How are the key populations CSOs engaging with the process in Malawi?
In May, Malawi’s KP groups, led by the Centre for the Development of People, formed a coalition known as the Diversity Forum, to coordinate and unite KP voices around issues affecting them. Members have since used this forum to engage stakeholders on issues that affect key populations in Malawi.
In June, the Diversity Forum took part in a gathering of the KP Technical Working Group (KP TWG) where USAID presented a fully developed KPIF proposal. KP CSOs in the room felt they were left out of the initial process for developing the proposal and asked for time to review and provide feedback.

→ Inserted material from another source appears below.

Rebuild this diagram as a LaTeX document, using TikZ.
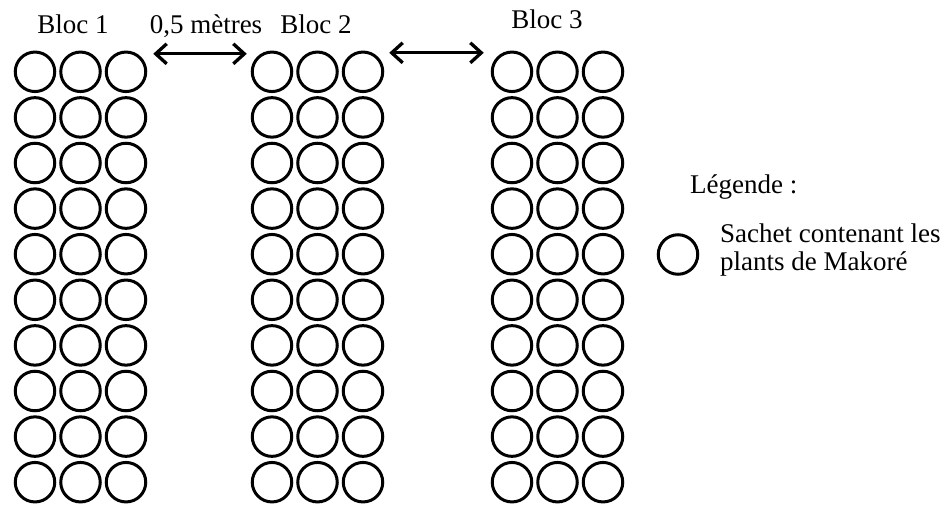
\documentclass[tikz,border=0pt]{standalone}
\usepackage{fontspec}
\setmainfont{Liberation Serif}
\usetikzlibrary{arrows.meta,calc}
\begin{document}
\begin{tikzpicture}[x=1pt,y=-1pt,
  sachet/.style={circle,draw=black,line width=3pt,minimum size=39.5pt,inner sep=0pt},
  lbl/.style={font=\fontsize{27}{28}\selectfont,inner sep=0pt,anchor=base},
  dist/.style={{Straight Barb[length=11pt,width=20pt]}-{Straight Barb[length=11pt,width=20pt]},line width=3.3pt}]
\useasboundingbox (0,0) rectangle (951,506);
% blocks of sachets
\foreach \b/\x in {1/35,2/272,3/512}{
  \foreach \r in {1,...,10}{
    \foreach \c in {1,2,3}{
      \node[sachet] (b\b-\r-\c) at ({\x+45.5*(\c-1)},{71.8+45.6*(\r-1)}) {};
    }
  }
}
% labels
\node[lbl] (l1) at (73,33) {Bloc 1};
\node[lbl] (l2) at (316,33) {Bloc 2};
\node[lbl] (l3) at (547,28) {Bloc 3};
\node[lbl] (ld) at (206,33) {0,5 mètres};
% distance arrows
\coordinate (a1l) at ($(b1-1-3.east)+(6,-18)$);
\coordinate (a1r) at ($(b2-1-1.west)+(-4,-18)$);
\coordinate (a2l) at ($(b2-1-3.east)+(5,-19)$);
\coordinate (a2r) at ($(b3-1-1.west)+(-7,-19)$);
\draw[dist] (a1l) -- (a1r);
\draw[dist] (a2l) -- (a2r);
% legend
\node[lbl,anchor=base west] (lg) at (690,193) {Légende :};
\node[sachet] (lc) at (678,254.5) {};
\node[lbl,anchor=base west] (lt1) at (720,242) {Sachet contenant les};
\node[lbl,anchor=base west] (lt2) at (720,270) {plants de Makoré};
\end{tikzpicture}
\end{document}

Within days the Diversity Forum had facilitated a process that resulted in beefed-up coordination and a draft statement outlining current implementation gaps and key recommendations for the KPIF implementation.
The recommendations include:
- CEDEP, the Secretariat of the Diversity Forum, should be named the host organization/grant manager for KPIF funds. CEDEP possesses the capacity to manage these funds, and has demonstrated long, sustained, meaningful engagement of LGBTQI+ and key populations. CEDEP maintains positive working relationships with all other LGBTQI+-led organizations, namely those with membership in the Diversity Forum. The Diversity Forum endorses CEDEP as host for the funds.
- The Diversity Forum should be consulted at every stage of planning, proposal writing, implementation, monitoring and evaluation of KPIF-related activities and projects.
- The Diversity Forum members should be present at all PEPFAR meetings and consultations pertaining to KPIF in Malawi; PEPFAR should issue formal invitations to the members of the Forum on these occasions.
- PEPFAR should work to develop the technical capacity and ability to provide services of all the organizations that comprise the Diversity Forum.
- PEPFAR should not lose sight of the role of the advocacy and activism undertaken by the organizations of the Diversity Forum in improving service uptake and delivery, mandates at the core of KPIF.
The Diversity Forum will follow up on the statement. The Forum also remains open to further engagement on its content, but the interest of Malawi’s civil society and all advocates working on behalf of key populations will not waver. The KPIF represents a vital resource in the struggle against discrimination and inequity. We can’t afford to see it squandered.